На диспуте, о котором я рассказываю, одним из основных докладчиков был критик Орлинский, особенно крикливо выступавший против «Дней Турбиных». Он без обиняков обзывал автора внутренним эмигрантом и обвинял его в сочувствии белой гвардии.
Я не могу восстановить отповеди Булгакова, но помню, как на сцене появился светловолосый человек, с любопытством вглядывающийся в своего противника, которого увидел впервые, торжествующего, победоносного. Пряча возбуждение и нервность, Булгаков старался говорить как можно спокойнее, но это ему удавалось с трудом.
— А! Вот вы какой! Наконец-то я вас вижу! — восклицал он. — Скажите мне, почему я должен слушать про себя и про свою пьесу черт знает что и нигде не могу ответить вам!
Он бился, как в ловушке, прекрасно понимая, что суждения Орлинского, как и всех его соратников, озлобленно-пристрастны, что от него, Булгакова, требуют, чтобы он изобразил белых офицеров как сплошных негодяев, истязающих своих денщиков. («Денщиков уже не было! И вы, Орлинский, представления не имеете, что происходило в Киеве тогда — при немцах, при Скоропадском, при Петлюре!» — уже кричал Булгаков.)
Это было трудное для него выступление. Не знаю, готовился ли он к нему или вышел на сцену внезапно, не выдержав. В зале царило молчание. Настроены к нему были враждебно. На диспутах в Театре Мейерхольда преобладала «левая» молодежь, нападавшая на МХАТ, обожавшая Мейерхольда. В этой аудитории он не мог «пройти».
Он был здесь одинок и неуместен, и он показался мне почему-то очень высоким, длинноруким, длинноногим и по-юношески горбившимся.
Познакомился я с ним спустя несколько лет после этого диспута.
В ту пору он уже поселился на Большой Пироговской. При нэпе появились люди, которые имели право построить небольшой дом и становились его частными владельцами. У одного из таких застройщиков Булгаков и арендовал трехкомнатную квартиру (немалая по тем временам роскошь). Из небольшой квадратной столовой три ступеньки вниз вели в его кабинет. Там стояли некрашеные стеллажи с грудой книг и старых журналов. По квартире разгуливал рыжий пес Бутон, приветствуя гостей пушистым с плюмажем хвостом. Постоянно толпилось множество разных людей. Гостила очень милая девушка из Тбилиси (из-за нее я сперва и попал к Булгакову).
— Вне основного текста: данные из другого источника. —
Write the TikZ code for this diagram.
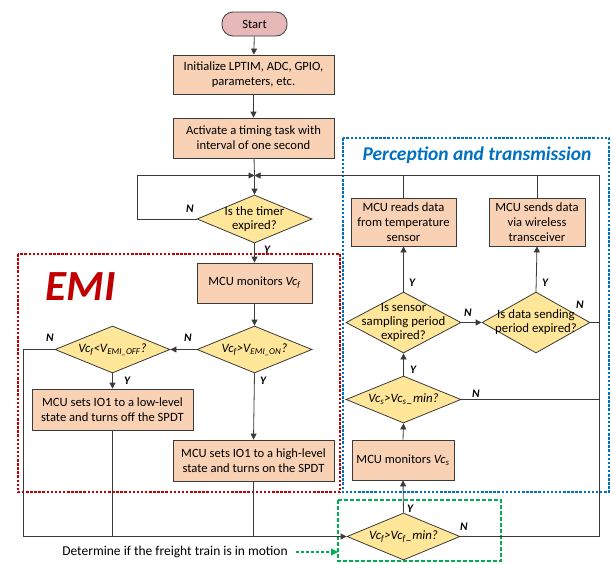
\documentclass[tikz,border=0pt]{standalone}
\usepackage{fontspec}
\setmainfont{Carlito}
\usetikzlibrary{arrows.meta,shapes.geometric}
\definecolor{boxfill}{HTML}{F9D2B6}
\definecolor{diafill}{HTML}{FFE699}
\definecolor{startfill}{HTML}{E6B9B8}
\definecolor{emired}{HTML}{C00000}
\definecolor{ptblue}{HTML}{0070C0}
\definecolor{motgreen}{HTML}{00B050}
\definecolor{linec}{HTML}{3A3A3A}
\begin{document}
\begin{tikzpicture}[x=1pt,y=-1pt,
  font=\fontsize{12.6}{15}\selectfont,
  line width=0.8pt,
  boxnode/.style={draw=linec, fill=boxfill, align=center, inner sep=0pt},
  dianode/.style={draw=linec, fill=diafill, shape=diamond, inner sep=0pt},
  diatext/.style={align=center, inner sep=0pt, font=\fontsize{12.8}{14}\selectfont},
  conn/.style={draw=linec},
  arr/.style={draw=linec, -{Triangle[length=6pt,width=6pt]}},
  yn/.style={font=\fontsize{11.5}{13}\selectfont\bfseries\itshape, inner sep=0pt},
  region/.style={line width=1.4pt, dash pattern=on 2.5pt off 1.6pt}
]
\useasboundingbox (0,0) rectangle (613,563);

% regions
\draw[region, emired] (18,254) rectangle (340,492);
\draw[region, ptblue] (343,138) rectangle (609,492);
\draw[region, motgreen, dash pattern=on 4pt off 2pt] (338,500) rectangle (501,561);

\node[text=emired, font=\fontsize{43}{45}\selectfont\bfseries\itshape, inner sep=0pt] (emi) at (81,287) {EMI};
\node[text=ptblue, font=\fontsize{19.5}{21}\selectfont\bfseries\itshape, inner sep=0pt] (pt) at (477,155) {Perception and transmission};

% main column
\node[draw=linec, fill=startfill, rounded corners=11pt, minimum width=65, minimum height=24, inner sep=0pt] (start) at (254.5,24) {Start};
\node[boxnode, minimum width=161, minimum height=39] (init) at (253.5,74.5) {Initialize LPTIM, ADC, GPIO,\\parameters, etc.};
\node[boxnode, minimum width=161, minimum height=40] (act) at (253.5,138) {Activate a timing task with\\interval of one second};
\coordinate (merge) at (254.5,175.5);
\node[dianode, minimum width=115, minimum height=48] (timer) at (254.5,219) {};
\node[diatext] (timert) at (timer) {Is the timer\\expired?};
\node[boxnode, minimum width=115, minimum height=40] (mvcf) at (254.5,283) {MCU monitors \textit{Vc\textsubscript{f}}};
\node[dianode, minimum width=115, minimum height=47] (emion) at (254.5,349.5) {};
\node[diatext] (emiont) at (emion) {\textit{Vc\textsubscript{f}>V\textsubscript{EMI\_ON}?}};
\node[dianode, minimum width=115, minimum height=47] (emioff) at (112.5,349.5) {};
\node[diatext] (emiofft) at (emioff) {\textit{Vc\textsubscript{f}<V\textsubscript{EMI\_OFF}?}};
\node[boxnode, minimum width=161, minimum height=41] (low) at (112.5,409.5) {MCU sets IO1 to a low-level\\state and turns off the SPDT};
\node[boxnode, minimum width=161, minimum height=41] (high) at (253.5,460.5) {MCU sets IO1 to a high-level\\state and turns on the SPDT};

% right column
\node[dianode, minimum width=113, minimum height=47] (fmin) at (403.5,536.5) {};
\node[diatext] (fmint) at (fmin) {\textit{Vc\textsubscript{f}>Vc\textsubscript{f}\_min?}};
\node[boxnode, minimum width=102, minimum height=40] (mvcs) at (403,460) {MCU monitors \textit{Vc\textsubscript{s}}};
\node[dianode, minimum width=115, minimum height=47] (csmin) at (403.5,399.5) {};
\node[diatext] (csmint) at (csmin) {\textit{Vc\textsubscript{s}>Vc\textsubscript{s}\_min?}};
\node[dianode, minimum width=115, minimum height=61] (samp) at (403.5,322.5) {};
\node[diatext] (sampt) at (samp) {Is sensor\\sampling period\\expired?};
\node[dianode, minimum width=108, minimum height=61] (dsend) at (536,322.5) {};
\node[diatext] (dsendt) at (dsend) {Is data sending\\period expired?};
\node[boxnode, minimum width=105, minimum height=48] (reads) at (403.5,222) {MCU reads data\\from temperature\\sensor};
\node[boxnode, minimum width=96, minimum height=48] (sends) at (537,222) {MCU sends data\\via wireless\\transceiver};

\coordinate (rx) at (599,175.5);
\coordinate (bl) at (23,536.5);

% connectors
\draw[arr] (start) -- (init);
\draw[arr] (init) -- (act);
\draw[conn] (act) -- (merge);
\draw[arr] (merge) -- (timer.north);
\draw[arr] (timer.west) -- ++(-59,0) |- (merge);
\draw[arr] (timer.south) -- (mvcf.north);
\draw[arr] (mvcf) -- (emion.north);
\draw[arr] (emion.west) -- (emioff.east);
\draw[arr] (emioff.south) -- (low.north);
\draw[arr] (emion.south) -- (high.north);
\draw[arr] (emioff.west) -| (bl) -- (fmin.west);
\draw[conn] (low.south) -- (low.south |- bl);
\draw[conn] (high.south) -- (high.south |- bl);
\draw[arr] (fmin.east) -| (rx) -- (merge);
\draw[arr] (fmin.north) -- (mvcs.south);
\draw[arr] (mvcs.north) -- (csmin.south);
\draw[conn] (csmin.east) -- (csmin.east -| rx);
\draw[arr] (csmin.north) -- (samp.south);
\draw[arr] (samp.north) -- (reads.south);
\draw[arr] (samp.east) -- (dsend.west);
\draw[arr] (dsend.north) -- (sends.south);
\draw[conn] (dsend.east) -- (dsend.east -| rx);
\draw[conn] (reads.north) -- (reads.north |- rx);
\draw[conn] (sends.north) -- (sends.north |- rx);

% Y/N labels
\node[yn] (l1) at (190,209) {N};
\node[yn] (l2) at (267,250) {Y};
\node[yn] (l3) at (188,338) {N};
\node[yn] (l4) at (50,338) {N};
\node[yn] (l5) at (127,381) {Y};
\node[yn] (l6) at (263,381) {Y};
\node[yn] (l7) at (410,509) {Y};
\node[yn] (l8) at (464,527) {N};
\node[yn] (l9) at (476,394) {N};
\node[yn] (l10) at (413,370) {Y};
\node[yn] (l11) at (412,283) {Y};
\node[yn] (l12) at (545,283) {Y};
\node[yn] (l13) at (468,313) {N};
\node[yn] (l14) at (580,305) {N};

% motion note
\node[inner sep=0pt, font=\fontsize{13.5}{15}\selectfont] (det) at (175,552) {Determine if the freight train is in motion};
\coordinate (gtip) at (338,552);
\draw[motgreen, line width=1.4pt, dash pattern=on 3pt off 2pt, -{Triangle[length=7pt,width=7pt]}] ([xshift=8pt]det.east) -- (gtip);
\end{tikzpicture}
\end{document}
Он был женат тогда на Любови Евгеньевне Белозерской. Ее биография стала бы, пожалуй, необязательной в моих записках, если бы с ней не была связана работа над «Бегом», последовавшая тотчас за «Днями Турбиных». Об этом нужно рассказать.
В начале революции с общим потоком бежавших из России (не знаю, с кем и как) Любовь Евгеньевна очутилась в Константинополе, испытав все унижения, выпавшие на долю эмиграции. Затем перебралась в Париж, где жизнь ее сложилась трудно, пока, по-видимому, не сблизилась со сменовеховцами, ратовавшими за возвращение на родину. Это привело ее в Берлин, в берлинскую редакцию «Накануне», возглавляемую А. Н. Толстым. Там (или, может быть, раньше) она вышла замуж за журналиста Василевского (He-Буква)[56], близкого к этой редакции. Не знаю, был ли это брак «по любви» или «по расчету», но он упрощал ее возвращение в Россию. Во всяком случае, по приезде в Москву она разошлась с мужем, и вскоре состоялась ее встреча с Булгаковым, еще дурно одетым, застенчивым, но уже входившим в моду писателем.
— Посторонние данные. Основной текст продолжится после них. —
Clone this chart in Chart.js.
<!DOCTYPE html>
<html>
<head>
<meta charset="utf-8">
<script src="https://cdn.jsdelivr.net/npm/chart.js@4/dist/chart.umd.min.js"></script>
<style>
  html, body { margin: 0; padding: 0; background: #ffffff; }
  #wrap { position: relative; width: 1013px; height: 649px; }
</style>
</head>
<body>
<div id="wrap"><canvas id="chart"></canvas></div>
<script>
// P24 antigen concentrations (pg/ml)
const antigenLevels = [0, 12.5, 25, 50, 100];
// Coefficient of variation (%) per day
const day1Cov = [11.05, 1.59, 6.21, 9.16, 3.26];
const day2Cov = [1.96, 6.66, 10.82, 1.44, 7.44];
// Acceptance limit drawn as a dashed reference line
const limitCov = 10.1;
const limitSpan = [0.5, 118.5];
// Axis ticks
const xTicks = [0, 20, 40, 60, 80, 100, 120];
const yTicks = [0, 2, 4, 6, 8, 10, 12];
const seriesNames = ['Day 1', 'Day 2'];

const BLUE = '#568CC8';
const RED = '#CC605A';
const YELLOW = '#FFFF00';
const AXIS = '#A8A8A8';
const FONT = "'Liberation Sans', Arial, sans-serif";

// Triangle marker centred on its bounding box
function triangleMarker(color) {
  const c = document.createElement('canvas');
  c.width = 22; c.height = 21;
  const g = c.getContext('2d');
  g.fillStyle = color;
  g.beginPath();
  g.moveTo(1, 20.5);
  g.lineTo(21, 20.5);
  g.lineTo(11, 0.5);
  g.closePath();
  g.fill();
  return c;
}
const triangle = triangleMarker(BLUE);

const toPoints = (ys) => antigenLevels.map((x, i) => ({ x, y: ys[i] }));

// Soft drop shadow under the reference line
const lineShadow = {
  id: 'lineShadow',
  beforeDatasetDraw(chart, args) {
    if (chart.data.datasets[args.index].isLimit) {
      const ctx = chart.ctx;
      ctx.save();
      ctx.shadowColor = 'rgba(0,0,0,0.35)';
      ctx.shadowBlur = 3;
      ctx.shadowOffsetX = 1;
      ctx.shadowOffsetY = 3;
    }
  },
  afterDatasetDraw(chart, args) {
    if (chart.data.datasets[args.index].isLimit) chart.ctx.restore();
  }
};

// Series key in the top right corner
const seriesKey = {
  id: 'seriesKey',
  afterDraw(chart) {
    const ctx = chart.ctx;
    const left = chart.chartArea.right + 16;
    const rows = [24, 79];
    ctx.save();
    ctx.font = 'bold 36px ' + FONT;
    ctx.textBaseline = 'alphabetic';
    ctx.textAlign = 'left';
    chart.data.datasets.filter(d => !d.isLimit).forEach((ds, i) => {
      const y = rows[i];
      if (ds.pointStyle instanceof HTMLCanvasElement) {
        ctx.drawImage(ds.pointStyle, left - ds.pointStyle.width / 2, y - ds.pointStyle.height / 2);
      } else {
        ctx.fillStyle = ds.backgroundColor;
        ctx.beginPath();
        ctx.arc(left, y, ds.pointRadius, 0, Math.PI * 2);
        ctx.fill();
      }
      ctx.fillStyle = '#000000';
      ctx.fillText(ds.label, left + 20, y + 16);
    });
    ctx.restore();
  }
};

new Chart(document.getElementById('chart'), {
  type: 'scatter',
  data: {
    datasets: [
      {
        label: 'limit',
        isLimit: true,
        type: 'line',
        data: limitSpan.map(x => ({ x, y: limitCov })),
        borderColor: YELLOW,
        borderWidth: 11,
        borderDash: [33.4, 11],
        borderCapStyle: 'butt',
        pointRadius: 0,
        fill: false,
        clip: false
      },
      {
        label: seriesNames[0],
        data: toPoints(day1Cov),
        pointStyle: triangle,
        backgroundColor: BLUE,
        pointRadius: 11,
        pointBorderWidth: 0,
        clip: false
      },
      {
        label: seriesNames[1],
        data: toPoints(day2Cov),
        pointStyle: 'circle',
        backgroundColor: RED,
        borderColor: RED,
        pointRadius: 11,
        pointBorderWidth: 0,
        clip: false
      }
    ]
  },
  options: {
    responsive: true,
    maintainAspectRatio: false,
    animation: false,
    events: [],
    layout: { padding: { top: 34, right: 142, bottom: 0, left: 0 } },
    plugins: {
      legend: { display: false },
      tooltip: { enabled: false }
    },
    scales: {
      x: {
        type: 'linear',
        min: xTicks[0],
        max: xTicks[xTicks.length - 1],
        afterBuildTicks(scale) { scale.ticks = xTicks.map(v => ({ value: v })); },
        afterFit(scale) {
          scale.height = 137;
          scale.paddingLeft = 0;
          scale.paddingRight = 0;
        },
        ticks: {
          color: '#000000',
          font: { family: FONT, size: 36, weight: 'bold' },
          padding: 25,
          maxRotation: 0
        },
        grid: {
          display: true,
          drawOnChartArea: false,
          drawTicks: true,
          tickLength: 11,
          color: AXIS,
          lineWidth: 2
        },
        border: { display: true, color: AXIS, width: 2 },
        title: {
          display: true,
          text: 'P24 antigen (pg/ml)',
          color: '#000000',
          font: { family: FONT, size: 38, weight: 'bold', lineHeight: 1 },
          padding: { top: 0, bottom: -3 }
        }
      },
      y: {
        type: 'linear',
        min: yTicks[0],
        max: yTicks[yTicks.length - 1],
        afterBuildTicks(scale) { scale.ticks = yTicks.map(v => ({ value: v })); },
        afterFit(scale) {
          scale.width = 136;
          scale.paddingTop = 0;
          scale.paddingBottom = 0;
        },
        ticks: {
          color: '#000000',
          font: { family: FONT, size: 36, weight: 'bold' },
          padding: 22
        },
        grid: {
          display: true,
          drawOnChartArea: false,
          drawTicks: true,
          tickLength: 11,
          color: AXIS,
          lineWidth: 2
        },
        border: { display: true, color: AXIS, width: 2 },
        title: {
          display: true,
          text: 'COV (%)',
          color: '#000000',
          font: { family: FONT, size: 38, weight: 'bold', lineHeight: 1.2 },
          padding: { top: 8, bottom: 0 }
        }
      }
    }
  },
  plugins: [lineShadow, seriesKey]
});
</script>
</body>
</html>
Трагическая тема русской интеллигенции, искавшей спасения в эмиграции, продолжала тревожить его воображение. В рассказах Любови Евгеньевны оживал страшный Константинополь, жизнь бывших людей, похожая на жизнь «на дне». Жалкий генерал Чарнота, тараканьи бега, превратившаяся в проститутку Люська и готовая выйти на панель Серафима, фантастически авантюрная надежда на Париж и многое другое — все это постепенно сложилось в сновидения «Бега». Возник Хлудов с неотступным кошмаром о повешенном им солдате Кропилине, возникла тема о преступлении против народа и о возмездии («И судимы были… сообразно с делами своими»).
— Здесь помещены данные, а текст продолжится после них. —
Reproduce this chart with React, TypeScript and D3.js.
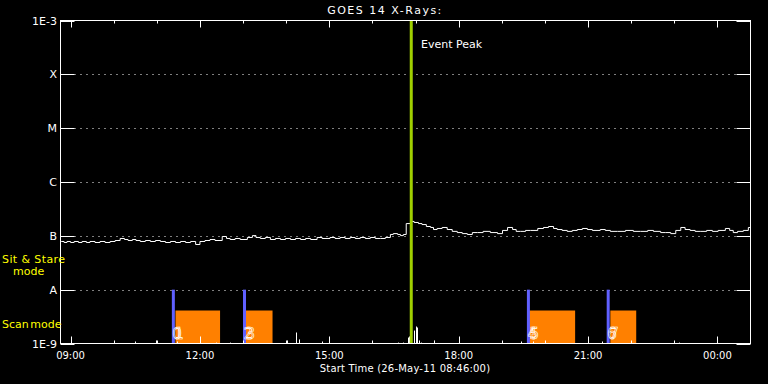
import React from "react";
import * as d3 from "d3";

// ---- data ----
const startLabel = "26-May-11 08:46:00";
const durationMin = 960; // minutes shown after start
// long channel (1-8 Å): minutes after start, flux in units of 1e-8 W/m^2
const longT = [1,5,9,14,19,25,30,36,41,48,55,62,69,76,83,89,94,100,105,111,118,125,132,139,146,153,160,167,174,181,188,194,201,208,215,225,231,236,243,250,260,267,272,278,285,292,299,306,313,320,327,334,341,348,357,364,375,382,389,396,403,410,417,424,431,438,445,452,459,463,469,473,477,481,487,492,498,503,509,515,519,524,531,538,545,552,559,566,573,580,588,598,608,615,622,629,634,640,647,654,664,672,679,686,691,698,705,712,719,726,733,740,751,758,765,775,786,797,807,817,825,835,842,849,856,863,869,876,883,890,899,907,915,925,931,936,942,950,957,960];
const longF = [7.85,7.52,7.85,7.52,7.85,7.52,7.85,7.52,7.85,7.52,7.85,7.52,7.85,8.19,8.93,8.55,8.19,8.55,8.19,7.85,8.19,7.85,8.19,7.85,7.52,7.85,7.52,7.85,7.52,7.85,6.90,7.85,8.19,8.55,8.19,9.72,8.93,8.55,8.93,8.55,9.32,10.1,9.32,8.93,9.32,8.55,8.93,8.55,8.93,8.55,8.93,8.55,8.93,8.55,9.32,8.93,9.32,8.93,9.32,8.93,9.32,8.93,9.32,8.93,9.32,8.93,8.93,9.32,10.6,11.0,10.6,10.1,10.6,16.9,18.5,17.7,16.9,16.2,14.9,14.3,13.1,13.7,14.3,13.1,12.1,11.5,11.0,10.6,11.5,11.5,12.1,11.5,11.0,12.6,14.3,13.1,12.1,12.1,12.6,12.6,13.7,14.3,14.9,13.7,13.1,12.6,12.1,12.6,13.1,13.7,13.1,12.6,13.1,12.6,12.1,12.1,12.6,12.1,12.1,12.6,12.1,11.5,11.5,11.0,12.6,14.3,13.1,12.6,12.1,12.1,12.6,12.1,12.6,13.7,12.6,11.5,12.1,12.6,14.3,13.7];
// short channel (0.5-4 Å): only the spikes that rise above 1E-9
const shortT = [103,133,162,217,236,315,327,328,332,364,469,476,483,485,486,492,495,496,499,501,519,641,658,754,861];
const shortF = [1.09,1.14,1.09,1.04,1.04,1.14,1.24,1.60,1.19,1.09,1.04,1.04,1.29,1.35,2.25,1.74,2.07,1.98,1.14,1.04,1.14,1.09,1.09,1.09,1.04]; // units 1e-9
const eventPeakMin = 488;
// scans: start line, orange band start/end (minutes), labels
const scanLine = [157, 256, 651, 762];
const scanStart = [160, 257, 652, 765];
const scanEnd = [222, 295, 716, 801];
const scanLabels = [["0", "1"], ["2", "3"], ["4", "5"], ["6", "7"]];
const scanTopFlux = 4.1e-9;
const modeTopFlux = 1e-8;
const yTickVals = [1e-9, 1e-8, 1e-7, 1e-6, 1e-5, 1e-4, 1e-3];
const yTickLabels = ["1E-9", "A", "B", "C", "M", "X", "1E-3"];

const W = 768, H = 384;
const L = 60.5, R = 750.5, T = 20.5, B = 343.5;
const FONT = "DejaVu Sans";

export default function App() {
  const t0 = new Date(2011, 4, 26, 8, 46, 0);
  const tm = (m: number) => new Date(t0.getTime() + m * 60000);
  const x = d3.scaleTime().domain([t0, tm(durationMin)]).range([L, R]);
  const y = d3.scaleLog().domain([1e-9, 1e-3]).range([B, T]);
  const majorTicks = x.ticks(d3.timeHour.every(3)!);
  const minorTicks = x.ticks(d3.timeHour.every(1)!);
  const fmt = d3.timeFormat("%H:%M");
  const line = d3
    .line<number>()
    .x((_, i) => x(tm(longT[i])))
    .y((d) => y(d * 1e-8))
    .curve(d3.curveStepAfter);
  const longPath = line(longF) || "";

  return (
    <svg
      width={W}
      height={H}
      style={{ position: "absolute", left: 0, top: 0, background: "#000" }}
      fontFamily={FONT}
    >
      <rect x={0} y={0} width={W} height={H} fill="#000" />
      <defs>
        <clipPath id="plot">
          <rect x={L} y={T} width={R - L} height={B - T} />
        </clipPath>
      </defs>
      <text x={385} y={14} fill="#fff" fontSize={11} textAnchor="middle" letterSpacing={1.5}>
        GOES 14 X-Rays:
      </text>

      {/* gridlines */}
      {yTickVals.slice(1, -1).map((v) => (
        <line
          key={"g" + v}
          x1={L + 14}
          x2={R - 14}
          y1={Math.round(y(v)) + 0.5}
          y2={Math.round(y(v)) + 0.5}
          stroke="#fff"
          strokeDasharray="1,5"
        />
      ))}

      {/* scan bands */}
      {scanStart.map((s, i) => (
        <rect
          key={"o" + i}
          x={x(tm(s))}
          y={y(scanTopFlux)}
          width={x(tm(scanEnd[i])) - x(tm(s))}
          height={B - y(scanTopFlux)}
          fill="#ff8000"
        />
      ))}
      {scanLine.map((s, i) => (
        <line
          key={"b" + i}
          x1={x(tm(s))}
          x2={x(tm(s))}
          y1={y(modeTopFlux)}
          y2={B}
          stroke="#6060ff"
          strokeWidth={3}
        />
      ))}

      <g clipPath="url(#plot)">
        <path d={longPath} fill="none" stroke="#fff" strokeWidth={1} />
        {shortT.map((t, i) => (
          <line
            key={"s" + i}
            x1={Math.round(x(tm(t))) + 0.5}
            x2={Math.round(x(tm(t))) + 0.5}
            y1={B}
            y2={y(shortF[i] * 1e-9)}
            stroke="#fff"
            strokeWidth={1}
          />
        ))}
      </g>

      {scanLine.map((s, i) =>
        scanLabels[i].map((lab, j) => (
          <text
            key={"l" + i + j}
            x={x(tm(s)) - 1 + j * 2}
            y={339}
            fontSize={15}
            fill="none"
            stroke="#fff"
            strokeWidth={0.6}
          >
            {lab}
          </text>
        ))
      )}

      {/* event peak */}
      <line
        x1={x(tm(eventPeakMin))}
        x2={x(tm(eventPeakMin))}
        y1={T}
        y2={B}
        stroke="#a0d000"
        strokeWidth={3}
      />
      <text x={421} y={48} fill="#fff" fontSize={11}>
        Event Peak
      </text>

      {/* frame */}
      <rect x={L} y={T} width={R - L} height={B - T} fill="none" stroke="#fff" />

      {/* y ticks */}
      {yTickVals.map((v, i) => {
        const yy = Math.round(y(v)) + 0.5;
        return (
          <g key={"y" + v}>
            <line x1={L} x2={L + 14} y1={yy} y2={yy} stroke="#fff" />
            <line x1={R - 14} x2={R} y1={yy} y2={yy} stroke="#fff" />
            <text
              x={57}
              y={yy}
              dy="0.35em"
              fill="#fff"
              fontSize={11}
              textAnchor="end"
            >
              {yTickLabels[i]}
            </text>
          </g>
        );
      })}

      {/* x ticks */}
      {minorTicks.map((d) => {
        const xx = Math.round(x(d)) + 0.5;
        const major = d.getHours() % 3 === 0;
        const len = major ? 7 : 3;
        return (
          <g key={"x" + d.getTime()}>
            <line x1={xx} x2={xx} y1={B} y2={B - len} stroke="#fff" />
            <line x1={xx} x2={xx} y1={T} y2={T + len} stroke="#fff" />
          </g>
        );
      })}
      {majorTicks.map((d) => (
        <text
          key={"xl" + d.getTime()}
          x={x(d)}
          y={359}
          fill="#fff"
          fontSize={10}
          textAnchor="middle"
        >
          {fmt(d)}
        </text>
      ))}
      <text x={405} y={372} fill="#fff" fontSize={10} textAnchor="middle" letterSpacing={0.2}>
        {`Start Time (${startLabel})`}
      </text>

      {/* mode labels */}
      <text x={2} y={263} fill="#ffff00" fontSize={11} letterSpacing={0.4}>
        Sit &amp; Stare
      </text>
      <text x={13} y={275} fill="#ffff00" fontSize={11}>
        mode
      </text>
      <text x={2} y={328} fill="#ffff00" fontSize={11} wordSpacing={-2}>
        Scan mode
      </text>
    </svg>
  );
}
Годы совместной жизни с Любовью Евгеньевной, думаю, едва ли не были самыми счастливыми в писательской биографии Булгакова. Я подчеркиваю — счастливыми, хотя это может показаться неожиданным. Ведь именно тогда на него обрушился, как я уже говорил, буквально шквал самой грубой критики. К его имени прилепили, как каинову печать, обобщающее словцо «булгаковщина». Но ведь при всем нервном напряжении, какое ему пришлось вынести, он жил! Он находился в центре кипучих театральных битв! Он действовал! Он боролся! Он был «на коне»! Он был в славе! Когда он приходил ужинать в «Кружок», где собирались писатели и актеры (как нынче в Доме литераторов или в Доме актера), его появление сопровождалось оживленным шепотом. К нему, услужающе юля, подбегал подвизавшийся в «Кружке» тапер и, приняв заказ, тотчас возвращался к роялю и отбарабанивал в усладу знаменитому гостю модный фокстротик (кажется, «Аллилуйя»), Если в бильярдной находился в это время Маяковский и Булгаков направлялся туда, за ним устремлялись любопытные. Еще бы — Михаил Булгаков и Маяковский! Того гляди, разразится скандал.